LOST ON THOUSAND ISLANDS Great Lake Swimmers

Apr 01, 2009

The Canadian combo explores a lost way of doing things.

 

BY HAL BIENSTOCK

 

As you might surmise from their name, Canadian folkies Great Lake Swimmers have a keen interest in diving into and exploring unusual locales. The band's fourth album, Lost Channels (Nettwerk), took shape when a fan and historian invited the band to explore Canada's Thousand Islands region, which lies halfway between Toronto and Montreal. Rather than just seeing the sights, the band recorded in them, spending time in a 28-room castle, an old church on a cliff and 100-year-old theater.

 

"For me, the recording process is as important as the creative process," says singer Tony Dekker. "Recording in those places draws out a different kind of performance than if you were in a regular studio. I'm trying to document a place as much as a new group of songs."

 

But ultimately, it is about the songs and Lost Channels is as strong a batch as Dekker has ever recorded.
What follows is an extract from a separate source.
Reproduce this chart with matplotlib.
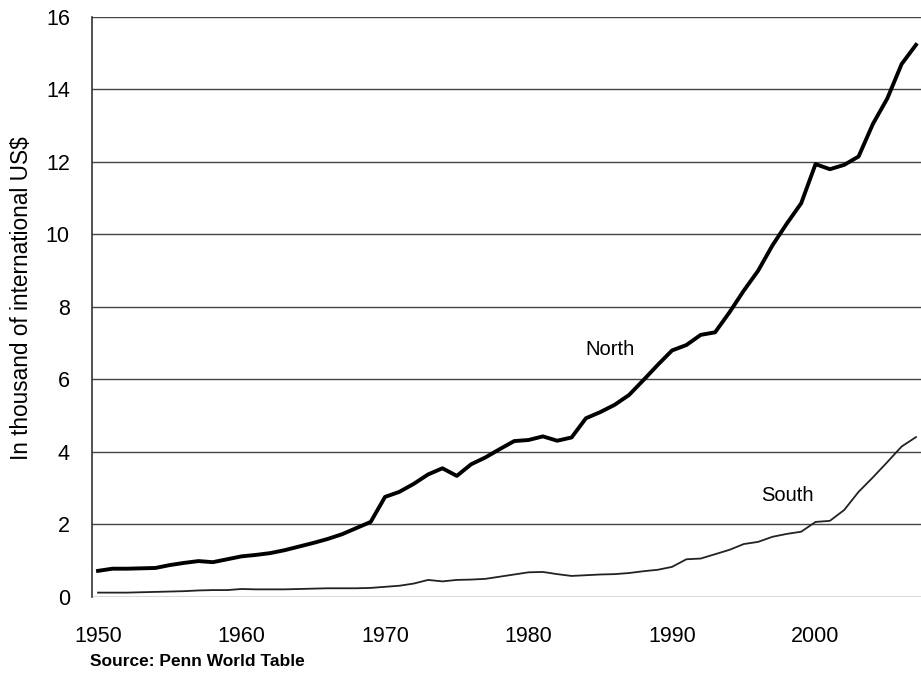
import matplotlib
matplotlib.use("Agg")
import matplotlib.pyplot as plt

plt.rcParams['font.family'] = ['Liberation Sans', 'DejaVu Sans']

years = list(range(1950, 2008))
north = [0.72, 0.78, 0.78, 0.79, 0.80, 0.88, 0.94, 0.99, 0.96, 1.04,
         1.12, 1.16, 1.21, 1.29, 1.39, 1.49, 1.60, 1.73, 1.90, 2.07,
         2.76, 2.90, 3.12, 3.38, 3.55, 3.34, 3.66, 3.85, 4.08, 4.30,
         4.33, 4.43, 4.31, 4.40, 4.93, 5.10, 5.30, 5.57, 5.98, 6.40,
         6.80, 6.95, 7.23, 7.30, 7.85, 8.45, 9.00, 9.70, 10.30, 10.86,
         11.94, 11.80, 11.92, 12.15, 13.05, 13.75, 14.70, 15.23]
south = [0.12, 0.12, 0.12, 0.13, 0.14, 0.15, 0.16, 0.18, 0.19, 0.19,
         0.22, 0.21, 0.21, 0.21, 0.22, 0.23, 0.24, 0.24, 0.24, 0.25,
         0.28, 0.31, 0.37, 0.47, 0.43, 0.47, 0.48, 0.50, 0.56, 0.62,
         0.68, 0.69, 0.63, 0.58, 0.60, 0.62, 0.63, 0.66, 0.71, 0.75,
         0.83, 1.04, 1.06, 1.18, 1.30, 1.46, 1.52, 1.66, 1.74, 1.80,
         2.07, 2.10, 2.40, 2.90, 3.30, 3.72, 4.15, 4.41]

yticks = [0, 2, 4, 6, 8, 10, 12, 14, 16]
xticks = [1950, 1960, 1970, 1980, 1990, 2000]

fig = plt.figure(figsize=(9.21, 6.75), dpi=100)
ax = fig.add_axes([0.0999, 0.1156, 0.9001, 0.8593])

for yv in yticks:
    ax.axhline(yv, color='#444444', lw=1.0, zorder=1)

ax.plot(years, north, color='black', lw=2.8, zorder=3, solid_joinstyle='round')
ax.plot(years, south, color='#222222', lw=1.3, zorder=3)

ax.set_xlim(1949.58, 2007.35)
ax.set_ylim(0, 16)
ax.set_yticks(yticks)
ax.set_xticks(xticks)
ax.tick_params(axis='both', length=0, labelsize=15.5)
ax.tick_params(axis='y', pad=16)
ax.tick_params(axis='x', pad=21)

for s in ['top', 'right', 'bottom']:
    ax.spines[s].set_visible(False)
ax.spines['left'].set_color('#333333')
ax.spines['left'].set_linewidth(1.2)

fig.text(22 / 921, 1 - 298 / 675, 'In thousand of international US$',
         fontsize=16.3, rotation=90, ha='center', va='center')

ax.text(1985.65, 6.84, 'North', fontsize=14.5, ha='center', va='center')
ax.text(1998.05, 2.81, 'South', fontsize=14.5, ha='center', va='center')

fig.text(90 / 921, 1 - 661 / 675, 'Source: Penn World Table', fontsize=12.5,
         fontweight='bold', ha='left', va='center')

fig.savefig('out.png', dpi=100)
The album finds Dekker turning up the volume just a tiny bit-think Iron & Wine instead of Nick Drake-and tightening his songwriting.

 

"For this album, I think the band came together a little more and I was more focused on collaborating and capturing the sound of us playing together," Dekker says. "I also had it in my mind that I would try to encapsulate an idea in a short period of time. I was thinking about old groups like The Carter Family who only had three minutes to express themselves in a song."

 

Dekker sees Lost Channels as a different way of exploring the same questions he asked on his previous albums, namely how to get at the truth about spirituality and nature. The album's title refers to a passage of the St. Lawrence River near where the band recorded. The channel is famous because of a British reconnaissance boat that disappeared there in 1760.

 

To Dekker, the lost channel symbolizes much more. "The title isn't just about the actual lost channel, but about a lost way of doing things."